Michaux n'est pas accessible aux esprits paresseux, qui se meuvent, inexorables, dans les longs cours tranquilles de phrases conformes.
Michaux joue avec les mots, il les expérimente pour offrir de nouveaux paysages, il ouvre des portes sur ses terres, sur ses paysages du dedans, il ne craint pas de nous inviter à nous fracasser, à nous déchirer, à nous arracher à la morne monotonie de ces mots que l'on véhicule cahin-caha privés de leur sens, ces porteurs d'espérance dépouillés de tout horizon :
"Un jour.
Un jour, bientôt peut-être.
Un jour j'arracherai l'ancre qui tient mon navire loin des mers.
Avec la sorte de courage qu'il faut pour être rien et rien que rien, je lâcherai ce qui paraissait m'être indissolublement proche.
Je le trancherai, je le renverserai, je le romprai, je le ferai dégringoler."
in l'Espace du dedans - Le Clown
Merci, homme libre, de ressusciter ce grand poète grinçant. Mais le lien vers "extraits" alerte mon anti-virus car infecté. Michaux aurait aimé!
Merci pour ces apports. J'ai mis des textes sans commentaires pour laisser intacte l'écriture très forte de Michaux.
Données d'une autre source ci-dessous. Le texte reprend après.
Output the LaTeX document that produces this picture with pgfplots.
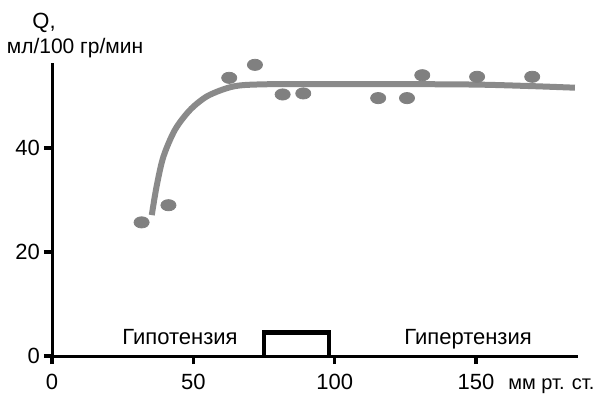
\documentclass[border=0pt]{standalone}
\usepackage{pgfplots}
\pgfplotsset{compat=1.18}
\usepackage{fontspec}
\setmainfont{Liberation Sans}

\definecolor{curvegray}{HTML}{8A8A8A}
\definecolor{dotgray}{HTML}{808080}

\begin{document}
\begin{tikzpicture}
\begin{axis}[
  scale only axis,
  width=263pt, height=146.5pt,
  xmin=0, xmax=186.1,
  ymin=0, ymax=56.35,
  axis lines=left,
  axis line style={-, line width=1.5pt, black},
  tick align=outside,
  major tick length=4pt,
  every tick/.style={black, line width=1.6pt},
  xtick={0,50,100,150},
  xticklabels={0,50,100,{150\rlap{\hspace{7pt}\fontsize{10}{12}\selectfont мм рт. ст.}}},
  ytick={0,20,40},
  yticklabels={0,20,40},
  font=\fontsize{11}{13}\selectfont,
  xticklabel style={yshift=-1.5pt},
  yticklabel style={xshift=1.5pt},
  clip=false,
]
% autoregulation curve
\addplot[curvegray, line width=3pt, smooth, tension=0.5] coordinates {
  (35.3,27.1) (37.0,32.6) (39.4,38.3) (43.5,43.5) (48.8,47.3)
  (54.7,49.9) (61.8,51.5) (67.7,52.1) (80,52.3) (95,52.3)
  (120,52.3) (150,52.2) (170,51.9) (185,51.6)
};
% measured values
\addplot[only marks, mark=*, mark size=2.8pt,
  mark options={dotgray, draw=dotgray, fill=dotgray, xscale=1.35}] coordinates {
  (31.7,25.7) (41.2,29.0) (62.7,53.5) (71.8,56.0) (81.6,50.3)
  (88.9,50.5) (115.4,49.6) (125.6,49.6) (131.0,54.0) (150.4,53.7)
  (169.9,53.7)
};
% normal pressure range
\addplot[black, line width=2.2pt, line join=miter] coordinates {
  (75.1,0) (75.1,4.5) (98.1,4.5) (98.1,0)
};
\node[anchor=base] at (axis cs:45.3,2.2) {Гипотензия};
\node[anchor=base] at (axis cs:147.2,2.2) {Гипертензия};
\node[anchor=base west, inner sep=0pt] at (rel axis cs:-0.038,1.119) {Q,};
\node[anchor=base, font=\fontsize{10.5}{12}\selectfont] at (rel axis cs:0.0437,1.034) {мл/100 гр/мин};
\coordinate (bl) at (rel axis cs:-0.09886,-0.12628);
\coordinate (tr) at (rel axis cs:1.04183,1.21502);
\end{axis}
\pgfresetboundingbox
\useasboundingbox (bl) rectangle (tr);
\end{tikzpicture}
\end{document}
Vos interventions complètent et confirment.
Pierre Jean, je vais essayer de trouver un autre lien tout-à-l'heure, hier soir c'est le seul qui menait vers Les Enragés.
HL - Les Enragés ? Non les Ravagés .....doux lapsus que je déguste avec mon café ....
Djemâa... Joli lapsus en effet... (-_o)
Pierre-Jean, je n'ai pas trouvé de meilleur lien vers le texte.